Roz wrote, “I could not have imagined how much hate has exploded since then, especially after October 7. I never expected that my experience with American Legion public speaking contests in sixth grade would come in so handy, as I have now spoken before many school boards and city councils, arguing against very angry, poorly informed organized mobs as well as some viciously anti-Zionist University of California Santa Cruz faculty.
Fortunately, we have a group of people in our county committed to keeping K-12 education and our cities safe from antisemitic hate crimes. The entrenched zero- sum oppressor-oppressed power ideology is a strong adversary. I did celebrate my Bat Mitzvah in February and had a successful hip replacement three days later.”
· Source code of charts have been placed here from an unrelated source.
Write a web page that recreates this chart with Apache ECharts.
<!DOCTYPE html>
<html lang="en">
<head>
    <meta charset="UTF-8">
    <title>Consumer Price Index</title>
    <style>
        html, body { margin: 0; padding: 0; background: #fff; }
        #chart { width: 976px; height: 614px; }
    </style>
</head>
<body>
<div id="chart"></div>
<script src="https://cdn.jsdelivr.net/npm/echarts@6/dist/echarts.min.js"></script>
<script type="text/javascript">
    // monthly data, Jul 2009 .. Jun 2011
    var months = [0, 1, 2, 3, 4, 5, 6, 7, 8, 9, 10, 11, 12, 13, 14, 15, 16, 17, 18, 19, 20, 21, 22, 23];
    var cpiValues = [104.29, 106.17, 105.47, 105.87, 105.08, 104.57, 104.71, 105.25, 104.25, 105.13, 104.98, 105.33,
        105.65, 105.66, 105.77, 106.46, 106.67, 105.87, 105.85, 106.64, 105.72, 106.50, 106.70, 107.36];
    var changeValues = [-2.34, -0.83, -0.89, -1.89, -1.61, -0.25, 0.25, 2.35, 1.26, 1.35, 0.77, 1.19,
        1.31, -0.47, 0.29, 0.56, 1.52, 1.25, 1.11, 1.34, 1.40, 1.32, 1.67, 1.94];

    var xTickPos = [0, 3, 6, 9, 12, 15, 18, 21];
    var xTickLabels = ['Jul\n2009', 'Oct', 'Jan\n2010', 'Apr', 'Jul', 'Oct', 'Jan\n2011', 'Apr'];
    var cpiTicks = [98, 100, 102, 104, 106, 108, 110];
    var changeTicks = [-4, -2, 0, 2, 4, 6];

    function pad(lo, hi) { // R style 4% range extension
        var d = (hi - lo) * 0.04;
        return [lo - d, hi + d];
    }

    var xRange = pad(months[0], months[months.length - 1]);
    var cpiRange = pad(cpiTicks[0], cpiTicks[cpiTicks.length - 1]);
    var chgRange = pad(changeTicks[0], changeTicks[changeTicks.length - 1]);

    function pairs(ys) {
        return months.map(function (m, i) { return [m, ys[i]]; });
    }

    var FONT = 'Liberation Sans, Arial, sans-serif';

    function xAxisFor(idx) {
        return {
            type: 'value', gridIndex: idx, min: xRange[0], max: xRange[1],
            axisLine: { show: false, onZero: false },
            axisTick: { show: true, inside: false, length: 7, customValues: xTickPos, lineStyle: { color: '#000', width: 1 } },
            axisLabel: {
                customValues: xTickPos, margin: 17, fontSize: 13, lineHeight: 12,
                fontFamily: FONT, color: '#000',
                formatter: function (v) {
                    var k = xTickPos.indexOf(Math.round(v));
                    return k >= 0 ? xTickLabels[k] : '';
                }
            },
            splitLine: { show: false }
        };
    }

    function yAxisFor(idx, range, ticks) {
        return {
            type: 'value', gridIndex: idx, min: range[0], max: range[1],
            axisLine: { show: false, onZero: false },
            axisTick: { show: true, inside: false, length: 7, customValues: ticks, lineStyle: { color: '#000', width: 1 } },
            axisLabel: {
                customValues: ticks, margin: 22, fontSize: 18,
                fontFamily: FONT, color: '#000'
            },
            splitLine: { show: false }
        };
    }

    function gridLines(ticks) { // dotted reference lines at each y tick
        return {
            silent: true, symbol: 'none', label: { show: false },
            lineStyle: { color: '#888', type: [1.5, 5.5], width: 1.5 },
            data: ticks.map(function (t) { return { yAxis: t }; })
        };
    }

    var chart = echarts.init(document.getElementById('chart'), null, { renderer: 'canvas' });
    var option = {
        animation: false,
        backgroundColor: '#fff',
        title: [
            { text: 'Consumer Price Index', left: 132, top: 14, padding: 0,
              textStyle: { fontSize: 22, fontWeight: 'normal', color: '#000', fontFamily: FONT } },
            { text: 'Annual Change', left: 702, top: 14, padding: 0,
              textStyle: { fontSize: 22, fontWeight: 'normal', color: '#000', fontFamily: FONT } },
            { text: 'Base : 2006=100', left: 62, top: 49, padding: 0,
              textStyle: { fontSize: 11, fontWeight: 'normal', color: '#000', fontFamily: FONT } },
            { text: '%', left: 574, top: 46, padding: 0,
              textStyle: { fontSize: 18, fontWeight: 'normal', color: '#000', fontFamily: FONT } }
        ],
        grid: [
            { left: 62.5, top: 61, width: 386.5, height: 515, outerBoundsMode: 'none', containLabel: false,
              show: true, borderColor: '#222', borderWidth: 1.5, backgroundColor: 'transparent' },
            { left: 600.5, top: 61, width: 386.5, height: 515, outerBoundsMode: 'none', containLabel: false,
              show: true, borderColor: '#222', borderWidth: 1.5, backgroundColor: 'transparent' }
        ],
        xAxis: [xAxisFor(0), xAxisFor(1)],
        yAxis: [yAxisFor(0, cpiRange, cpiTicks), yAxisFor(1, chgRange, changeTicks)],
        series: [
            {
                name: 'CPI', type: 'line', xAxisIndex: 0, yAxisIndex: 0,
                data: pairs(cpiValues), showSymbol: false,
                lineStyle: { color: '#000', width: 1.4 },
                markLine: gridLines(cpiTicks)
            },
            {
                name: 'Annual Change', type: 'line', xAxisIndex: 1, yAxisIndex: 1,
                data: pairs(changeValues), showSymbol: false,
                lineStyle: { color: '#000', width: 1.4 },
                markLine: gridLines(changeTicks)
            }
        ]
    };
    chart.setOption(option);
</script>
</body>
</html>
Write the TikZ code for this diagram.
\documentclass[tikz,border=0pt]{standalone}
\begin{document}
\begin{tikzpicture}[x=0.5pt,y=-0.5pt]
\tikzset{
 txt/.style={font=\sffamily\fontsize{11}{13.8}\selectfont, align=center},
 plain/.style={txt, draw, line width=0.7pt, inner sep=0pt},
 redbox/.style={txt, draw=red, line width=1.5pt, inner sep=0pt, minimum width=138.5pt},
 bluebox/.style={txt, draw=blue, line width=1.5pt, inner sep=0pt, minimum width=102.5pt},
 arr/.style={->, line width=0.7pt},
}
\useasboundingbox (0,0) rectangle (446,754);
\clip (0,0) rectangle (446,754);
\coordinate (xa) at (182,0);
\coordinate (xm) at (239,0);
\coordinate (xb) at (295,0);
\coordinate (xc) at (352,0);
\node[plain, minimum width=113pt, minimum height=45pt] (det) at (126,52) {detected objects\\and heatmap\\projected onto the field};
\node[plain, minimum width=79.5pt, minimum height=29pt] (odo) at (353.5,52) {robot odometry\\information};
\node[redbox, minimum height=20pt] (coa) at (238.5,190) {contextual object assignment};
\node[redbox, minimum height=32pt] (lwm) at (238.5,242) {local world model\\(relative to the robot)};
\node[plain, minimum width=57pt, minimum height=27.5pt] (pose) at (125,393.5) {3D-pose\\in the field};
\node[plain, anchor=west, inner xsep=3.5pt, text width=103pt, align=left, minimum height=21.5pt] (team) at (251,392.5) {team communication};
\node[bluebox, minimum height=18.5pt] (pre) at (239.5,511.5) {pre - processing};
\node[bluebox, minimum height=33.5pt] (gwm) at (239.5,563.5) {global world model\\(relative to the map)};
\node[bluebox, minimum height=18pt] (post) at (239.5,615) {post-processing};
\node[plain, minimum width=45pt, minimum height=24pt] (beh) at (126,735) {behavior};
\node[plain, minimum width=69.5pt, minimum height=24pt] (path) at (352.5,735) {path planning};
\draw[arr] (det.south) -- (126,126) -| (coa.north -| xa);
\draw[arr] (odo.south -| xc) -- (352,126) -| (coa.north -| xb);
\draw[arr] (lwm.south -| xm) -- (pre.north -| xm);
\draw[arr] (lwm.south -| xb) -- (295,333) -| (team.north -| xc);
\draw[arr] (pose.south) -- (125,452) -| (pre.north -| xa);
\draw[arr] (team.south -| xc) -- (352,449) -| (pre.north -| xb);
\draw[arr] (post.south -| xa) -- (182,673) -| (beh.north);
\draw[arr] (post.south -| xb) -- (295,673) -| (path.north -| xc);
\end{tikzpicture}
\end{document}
As mentioned earlier, Katherine Blair Salant and Jill Vickers both wrote in about travel experiences. Katherine’s pilgrimage this year to Cambridge, MA, was made to donate materials from her Fulbright fellowship in Nepal in the 1970s to the archives of her second alma mater, Harvard Graduate School of Design .Her road trip included lunch with Carla Pollack Lane in Boston. The travel in Nepal was to study rural architecture, already then disappearing; Katherine’s description of that powerful experience is on our web page.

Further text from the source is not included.